All the data should be repeated exactly. Any image in it is left out.

>>

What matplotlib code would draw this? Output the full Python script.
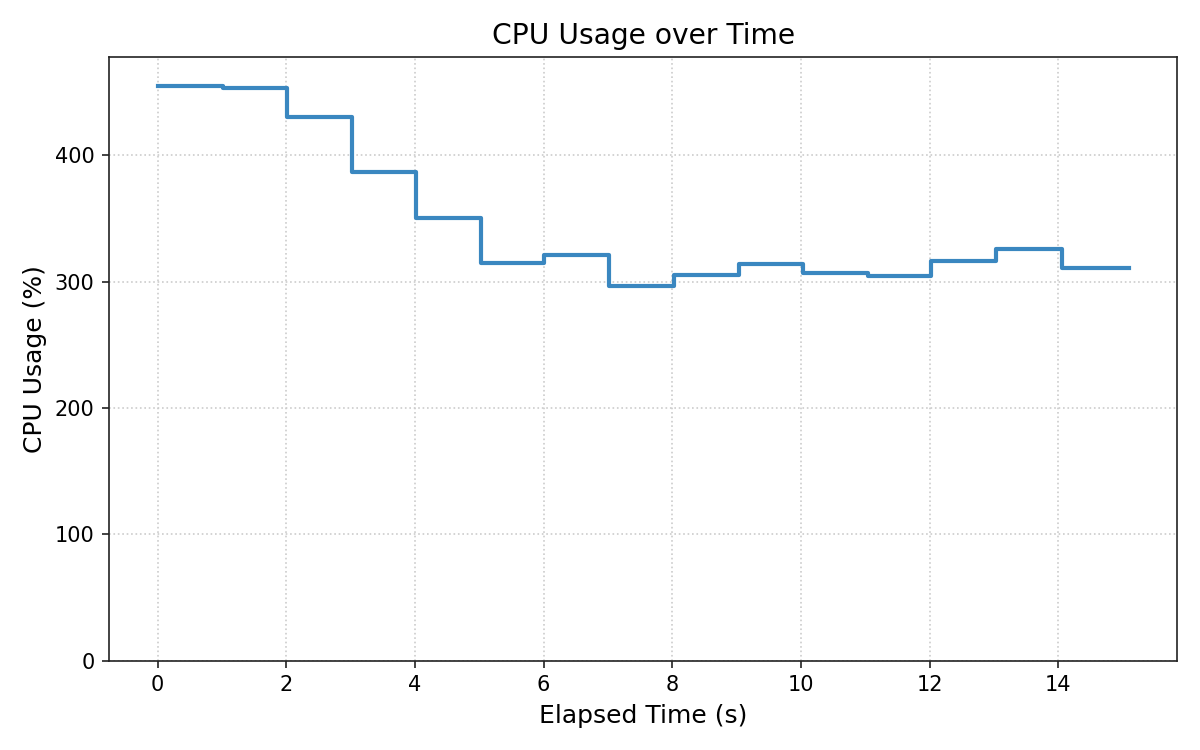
import matplotlib as mpl
mpl.use("Agg")
import matplotlib.pyplot as plt

# elapsed time of each sample (s) and CPU usage (%)
elapsed = [0.0, 1.016, 2.01, 3.02, 4.01, 5.02, 6.005, 7.02,
           8.02, 9.04, 10.04, 11.05, 12.03, 13.04, 14.06, 15.1]
cpu = [455, 453, 430, 386.5, 350, 315, 321, 296.6,
       305, 313.8, 306.7, 304.3, 316.4, 325.4, 311.1, 311.1]

dark = "#222222"
plt.rcParams['font.family'] = ['DejaVu Sans']

fig, ax = plt.subplots(figsize=(8, 5), dpi=150)
ax.step(elapsed, cpu, where='post', color="#3a87c0", linewidth=2)
ax.set_ylim(0, max(cpu) * 1.05)
ax.set_title("CPU Usage over Time", fontsize=13.5, color="black")
ax.set_xlabel("Elapsed Time (s)", fontsize=12, color="black")
ax.set_ylabel("CPU Usage (%)", fontsize=12, color="black")
ax.grid(True, linestyle=':', color="#cccccc", linewidth=0.8)
ax.tick_params(labelsize=10, colors=dark, labelcolor="black")
for s in ax.spines.values():
    s.set_color(dark)
fig.tight_layout()
fig.savefig("out.png")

<<

-- Response to this task --
What matplotlib code would draw this? Output the full Python script.
import matplotlib as mpl
mpl.use("Agg")
import matplotlib.pyplot as plt

# elapsed time of each sample (s) and CPU usage (%)
elapsed = [0.0, 1.016, 2.01, 3.02, 4.01, 5.02, 6.005, 7.02,
           8.02, 9.04, 10.04, 11.05, 12.03, 13.04, 14.06, 15.1]
cpu = [455, 453, 430, 386.5, 350, 315, 321, 296.6,
       305, 313.8, 306.7, 304.3, 316.4, 325.4, 311.1, 311.1]

dark = "#222222"
plt.rcParams['font.family'] = ['DejaVu Sans']

fig, ax = plt.subplots(figsize=(8, 5), dpi=150)
ax.step(elapsed, cpu, where='post', color="#3a87c0", linewidth=2)
ax.set_ylim(0, max(cpu) * 1.05)
ax.set_title("CPU Usage over Time", fontsize=13.5, color="black")
ax.set_xlabel("Elapsed Time (s)", fontsize=12, color="black")
ax.set_ylabel("CPU Usage (%)", fontsize=12, color="black")
ax.grid(True, linestyle=':', color="#cccccc", linewidth=0.8)
ax.tick_params(labelsize=10, colors=dark, labelcolor="black")
for s in ax.spines.values():
    s.set_color(dark)
fig.tight_layout()
fig.savefig("out.png")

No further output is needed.